The Golden Madonna of Essen is a sculpture of the Virgin Mary and the infant Jesus. It is a wooden core covered with sheets of thin gold leaf. The piece is part of the treasury of Essen Cathedral, formerly the church of Essen Abbey, in North Rhine-Westphalia, Germany, and is kept on display at the cathedral.
Dated around the year 980, it is both the oldest known sculpture of the Madonna and the oldest free-standing medieval sculpture north of the Alps, and is also one of the few major works of art to survive from Ottonian times. To this day it remains an object of veneration and symbol of identity for the population of the Ruhr Area. It is the only full-length survival from what appears to have been a common form of statue among the wealthiest churches and abbeys of 10th and 11th century Northern Europe; some of these were life-size, especially figures of the Crucifixion.
The statue is dated around the year 980 and was thus created during the tenure of Mathilde, a granddaughter of Emperor Otto I, as abbess of Essen Abbey. Under her reign and those of her successors Sophia of Gandersheim (1012–1039) and Theophanu (1039–1058), the abbey acquired what is today considered the most precious of the works of art of the Essen treasury. The creator of the sculpture is unknown, but it is generally presumed to have been crafted in either Cologne or Hildesheim.
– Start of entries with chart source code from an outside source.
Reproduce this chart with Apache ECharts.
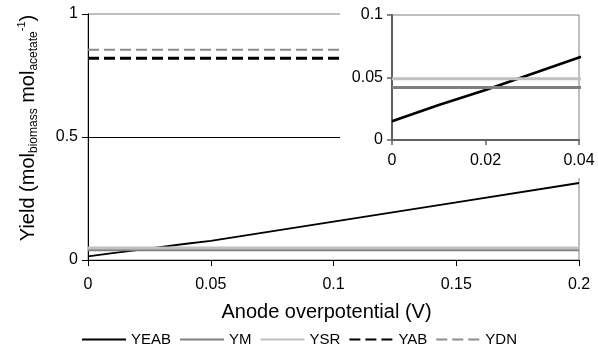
<!DOCTYPE html>
<html><head><meta charset="utf-8">
<script src="https://cdn.jsdelivr.net/npm/echarts@6/dist/echarts.min.js"></script>
<style>html,body{margin:0;padding:0;background:#fff}#c{width:598px;height:354px}</style>
</head><body><div id="c"></div>
<script>
var overpotential = [0, 0.01, 0.02, 0.03, 0.04, 0.05, 0.1, 0.15, 0.2];
var YEAB = [0.015, 0.028, 0.040, 0.053, 0.066, 0.078, 0.156, 0.234, 0.313];
var YM   = [0.042, 0.042, 0.042, 0.042, 0.042, 0.042, 0.042, 0.042, 0.042];
var YSR  = [0.049, 0.049, 0.049, 0.049, 0.049, 0.049, 0.049, 0.049, 0.049];
var YAB  = [0.82, 0.82, 0.82, 0.82, 0.82, 0.82, 0.82, 0.82, 0.82];
var YDN  = [0.855, 0.855, 0.855, 0.855, 0.855, 0.855, 0.855, 0.855, 0.855];
var seriesNames = ['YEAB', 'YM', 'YSR', 'YAB', 'YDN'];
var mainXTicks = {min: 0, max: 0.2, interval: 0.05};
var mainYTicks = {min: 0, max: 1, interval: 0.5};
var insetXTicks = {min: 0, max: 0.04, interval: 0.02};
var insetYTicks = {min: 0, max: 0.1, interval: 0.05};

function pairs(ys){ return overpotential.map(function(x,i){ return [x, ys[i]]; }); }
var styles = {
  YEAB: {color:'#000000', width:[1.8, 2.6], type:'solid'},
  YM:   {color:'#808080', width:[3, 3], type:'solid'},
  YSR:  {color:'#c0c0c0', width:[3, 3], type:'solid'},
  YAB:  {color:'#000000', width:[3, 3], type:[11,5]},
  YDN:  {color:'#8c8c8c', width:[2, 2], type:[11,5]}
};
var dataMap = {YEAB: YEAB, YM: YM, YSR: YSR, YAB: YAB, YDN: YDN};
var font = 'Liberation Sans, Arial, sans-serif';
var series = [];
seriesNames.forEach(function(n){
  var s = styles[n];
  series.push({name:n, type:'line', xAxisIndex:0, yAxisIndex:0, data:pairs(dataMap[n]),
    symbol:'none', showSymbol:false, z:3, silent:true, animation:false,
    lineStyle:{color:s.color, width:s.width[0], type:s.type}, itemStyle:{color:s.color}});
});
seriesNames.forEach(function(n){
  if (n === 'YAB' || n === 'YDN') return;
  var s = styles[n];
  series.push({name:n, type:'line', xAxisIndex:1, yAxisIndex:1, data:pairs(dataMap[n]),
    symbol:'none', showSymbol:false, z:70, clip:true, silent:true, animation:false,
    lineStyle:{color:s.color, width:s.width[1], type:s.type}, itemStyle:{color:s.color}});
});
var chart = echarts.init(document.getElementById('c'), null, {renderer:'canvas'});
chart.setOption({
  backgroundColor:'#ffffff',
  animation:false,
  textStyle:{fontFamily:font},
  grid:[
    {left:88, right:19, top:14, bottom:94, show:true, borderColor:'#808080', borderWidth:1, backgroundColor:'transparent', z:1},
    {left:392, right:19, top:15, bottom:214, show:true, borderColor:'#808080', borderWidth:1, backgroundColor:'transparent', z:60}
  ],
  graphic:[{type:'rect', shape:{x:340, y:0, width:258, height:178}, style:{fill:'#ffffff'}, z:50, silent:true}],
  xAxis:[
    {type:'value', gridIndex:0, min:mainXTicks.min, max:mainXTicks.max, interval:mainXTicks.interval,
     name:'Anode overpotential (V)', nameLocation:'middle', nameGap:42,
     nameTextStyle:{fontSize:20, color:'#000', fontFamily:font, padding:[0,14,0,0]},
     axisLine:{show:true, onZero:false, lineStyle:{color:'#000', width:1}},
     axisTick:{show:true, inside:false, length:6, lineStyle:{color:'#000'}},
     axisLabel:{fontSize:16, color:'#000', margin:17, fontFamily:font},
     splitLine:{show:false}, z:2},
    {type:'value', gridIndex:1, min:insetXTicks.min, max:insetXTicks.max, interval:insetXTicks.interval,
     axisLine:{show:true, onZero:false, lineStyle:{color:'#606060', width:2}},
     axisTick:{show:true, inside:false, length:5, lineStyle:{color:'#606060', width:1.5}},
     axisLabel:{fontSize:16, color:'#000', margin:13, fontFamily:font},
     splitLine:{show:false}, z:65}
  ],
  yAxis:[
    {type:'value', gridIndex:0, min:mainYTicks.min, max:mainYTicks.max, interval:mainYTicks.interval,
     name:'Yield (mol{sub|biomass} mol{sub|acetate}{sup|-1})', nameLocation:'middle', nameGap:48, nameRotate:90,
     nameTextStyle:{fontSize:20, color:'#000', fontFamily:font, lineHeight:24, padding:[0,0,0,18],
       rich:{sub:{fontSize:12, color:'#000', fontFamily:font, verticalAlign:'bottom', lineHeight:24, padding:[7,0,0,0]},
             sup:{fontSize:11, color:'#000', fontFamily:font, verticalAlign:'top', lineHeight:24, padding:[0,0,9,0]}}},
     axisLine:{show:true, onZero:false, lineStyle:{color:'#000', width:1}},
     axisTick:{show:true, inside:false, length:6, lineStyle:{color:'#000'}},
     axisLabel:{fontSize:16, color:'#000', margin:10, fontFamily:font},
     splitLine:{show:true, showMinLine:false, showMaxLine:false, lineStyle:{color:'#000', width:1}}, z:2},
    {type:'value', gridIndex:1, min:insetYTicks.min, max:insetYTicks.max, interval:insetYTicks.interval,
     axisLine:{show:true, onZero:false, lineStyle:{color:'#606060', width:2}},
     axisTick:{show:true, inside:false, length:5, lineStyle:{color:'#606060', width:1.5}},
     axisLabel:{fontSize:16, color:'#000', margin:9, fontFamily:font},
     splitLine:{show:false}, z:65}
  ],
  legend:{data:seriesNames, bottom:2, left:'center', itemWidth:44, itemHeight:10, itemGap:8,
    itemStyle:{opacity:0, borderWidth:0},
    textStyle:{fontSize:15, color:'#000', fontFamily:font}, selectedMode:false},
  series:series
});
</script></body></html>
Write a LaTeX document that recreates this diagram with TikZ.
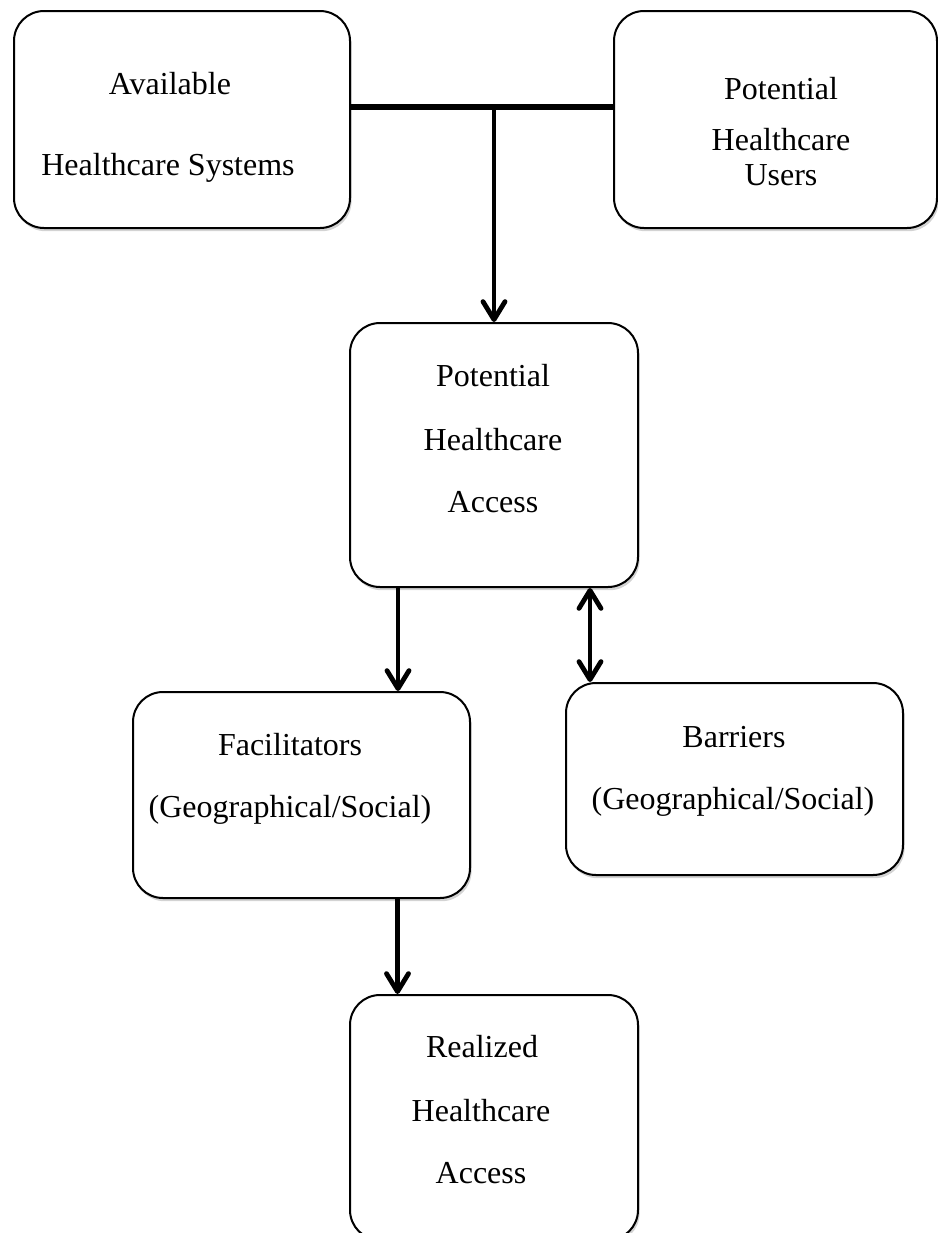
\documentclass[tikz,border=0pt]{standalone}
\usepackage{fontspec}
\setmainfont{Liberation Serif}
\usetikzlibrary{arrows.meta,shadows}

\begin{document}
\begin{tikzpicture}[x=0.5pt,y=-0.5pt,
  box/.style={draw,line width=1pt,rounded corners=15pt,fill=white,inner sep=0pt,
    drop shadow={shadow xshift=0.8pt,shadow yshift=-1.6pt,opacity=0.35}},
  lbl/.style={anchor=base,inner sep=0pt,font=\fontsize{16pt}{19pt}\selectfont},
  arr/.style={line width=2.4pt,-{Straight Barb[length=9pt,width=11pt,round]}},
  darr/.style={line width=2.4pt,{Straight Barb[length=9pt,width=11pt,round]}-{Straight Barb[length=9pt,width=11pt,round]}}]
  \useasboundingbox (0,0) rectangle (938,1233);

  \node[box,minimum width=168pt,minimum height=108.5pt] (ahs) at (182,119.5) {}; % available systems
  \node[box,minimum width=161.5pt,minimum height=108.5pt] (phu) at (775.5,119.5) {}; % potential users
  \node[box,minimum width=144pt,minimum height=132pt] (pha) at (494,455) {}; % potential access
  \node[box,minimum width=168.5pt,minimum height=103pt] (fac) at (301.5,795) {}; % facilitators
  \node[box,minimum width=168.5pt,minimum height=96pt] (bar) at (734.5,779) {}; % barriers
  \node[box,minimum width=144pt,minimum height=122.5pt] (rha) at (494,1117.5) {}; % realized access

  \node[lbl] (ahs-1) at (170,94) {Available};
  \node[lbl] (ahs-2) at (168,175) {Healthcare Systems};
  \node[lbl] (phu-1) at (781,99) {Potential};
  \node[lbl] (phu-2) at (781,150) {Healthcare};
  \node[lbl] (phu-3) at (781,185) {Users};
  \node[lbl] (pha-1) at (493,386) {Potential};
  \node[lbl] (pha-2) at (493,450) {Healthcare};
  \node[lbl] (pha-3) at (493,512) {Access};
  \node[lbl] (fac-1) at (290,755) {Facilitators};
  \node[lbl] (fac-2) at (290,817) {(Geographical/Social)};
  \node[lbl] (bar-1) at (734,747) {Barriers};
  \node[lbl] (bar-2) at (733,809) {(Geographical/Social)};
  \node[lbl] (rha-1) at (482,1057) {Realized};
  \node[lbl] (rha-2) at (481,1121) {Healthcare};
  \node[lbl] (rha-3) at (481,1183) {Access};

  % T junction between the two top boxes
  \coordinate (tee) at (494,107);
  \draw[line width=3pt] ([yshift=6.25pt]ahs.east) -- ([yshift=6.25pt]phu.west);
  \draw[arr] (tee) -- (pha.north);

  \draw[arr] ([xshift=-48pt]pha.south) -- ([xshift=-48pt]pha.south |- fac.north);
  \draw[darr] ([xshift=48pt]pha.south) -- ([xshift=48pt]pha.south |- bar.north);
  \draw[arr] ([xshift=48pt]fac.south) -- ([xshift=48pt]fac.south |- rha.north);

\end{tikzpicture}
\end{document}
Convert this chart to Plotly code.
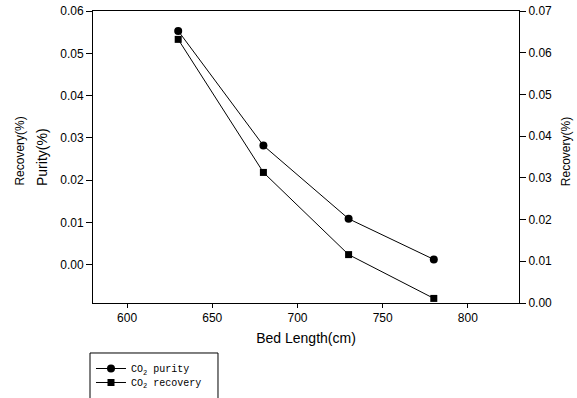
import plotly.graph_objects as go

bed_length = [630, 680, 730, 780]
purity = [0.0553, 0.0282, 0.0109, 0.0013]
recovery = [0.0632, 0.0313, 0.0116, 0.0011]

x_ticks = [600, 650, 700, 750, 800]
y1_ticks = [0.00, 0.01, 0.02, 0.03, 0.04, 0.05, 0.06]
y2_ticks = [0.00, 0.01, 0.02, 0.03, 0.04, 0.05, 0.06, 0.07]

fig = go.Figure()
fig.add_trace(go.Scatter(
    x=bed_length, y=purity, mode="lines+markers", name="CO<sub>2</sub> purity",
    line=dict(color="black", width=1),
    marker=dict(symbol="circle", size=8, color="black"),
    legend="legend",
))
fig.add_trace(go.Scatter(
    x=bed_length, y=recovery, mode="lines+markers", name="CO<sub>2</sub> recovery",
    yaxis="y2",
    line=dict(color="black", width=1),
    marker=dict(symbol="square", size=7, color="black"),
    legend="legend2",
))

axis_font = dict(family="Liberation Sans, Arial", size=12, color="black")
leg_font = dict(family="Liberation Mono, Courier New, monospace", size=10, color="black")

fig.update_layout(
    width=577, height=398,
    margin=dict(l=93, r=58, t=11, b=95, autoexpand=False),
    paper_bgcolor="white", plot_bgcolor="white",
    font=axis_font,
    showlegend=True,
    legend=dict(
        x=-0.0047, y=-0.1747, xanchor="left", yanchor="top",
        borderwidth=0, bgcolor="rgba(0,0,0,0)", font=leg_font, itemwidth=30,
    ),
    legend2=dict(
        x=-0.0047, y=-0.2226, xanchor="left", yanchor="top",
        borderwidth=0, bgcolor="rgba(0,0,0,0)", font=leg_font, itemwidth=30,
    ),
    xaxis=dict(
        range=[580, 830], tickvals=x_ticks, automargin=False,
        showline=True, linecolor="black", linewidth=1, mirror=True,
        ticks="outside", ticklen=4, tickcolor="black",
        showgrid=False, zeroline=False,
        title=dict(text="Bed Length(cm)", font=dict(size=14), standoff=8),
        tickfont=axis_font,
    ),
    yaxis=dict(
        range=[-0.009, 0.06], tickvals=y1_ticks, tickformat=".2f", automargin=False,
        showline=True, linecolor="black", linewidth=1,
        ticks="outside", ticklen=6, tickcolor="black",
        showgrid=False, zeroline=False,
        tickfont=axis_font,
    ),
    yaxis2=dict(
        range=[0, 0.07], tickvals=y2_ticks, tickformat=".2f", automargin=False,
        overlaying="y", side="right",
        showline=True, linecolor="black", linewidth=1,
        ticks="outside", ticklen=6, tickcolor="black",
        showgrid=False, zeroline=False,
        tickfont=axis_font,
    ),
    shapes=[
        dict(type="rect", xref="paper", yref="paper",
             x0=-0.00704, x1=0.2934, y0=-0.40, y1=-0.1712,
             line=dict(color="black", width=1), fillcolor="rgba(0,0,0,0)",
             layer="below"),
    ],
    annotations=[
        dict(text="Purity(%)", xref="paper", yref="paper", x=-0.1197, y=0.5,
             xanchor="center", yanchor="middle", textangle=-90, showarrow=False,
             font=dict(size=14)),
        dict(text="Recovery(%)", xref="paper", yref="paper", x=-0.171, y=0.519,
             xanchor="center", yanchor="middle", textangle=-90, showarrow=False,
             font=dict(size=12)),
        dict(text="Recovery(%)", xref="paper", yref="paper", x=1.112, y=0.519,
             xanchor="center", yanchor="middle", textangle=-90, showarrow=False,
             font=dict(size=12)),
    ],
)

fig.write_html("out.html", config={"displayModeBar": False},
               post_script="document.body.style.margin='0';")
Hildesheim is home to a Madonna slightly younger than the one in Essen, while Cologne seems more likely as the home of the artist since the folds in the Madonna’s gown resemble those of the Cross of Otto and Mathilde dated 982 which is also part of the Essen treasury but was doubtless created by a Cologne goldsmith as it shares many features with the Gero crucifix of Cologne Cathedral.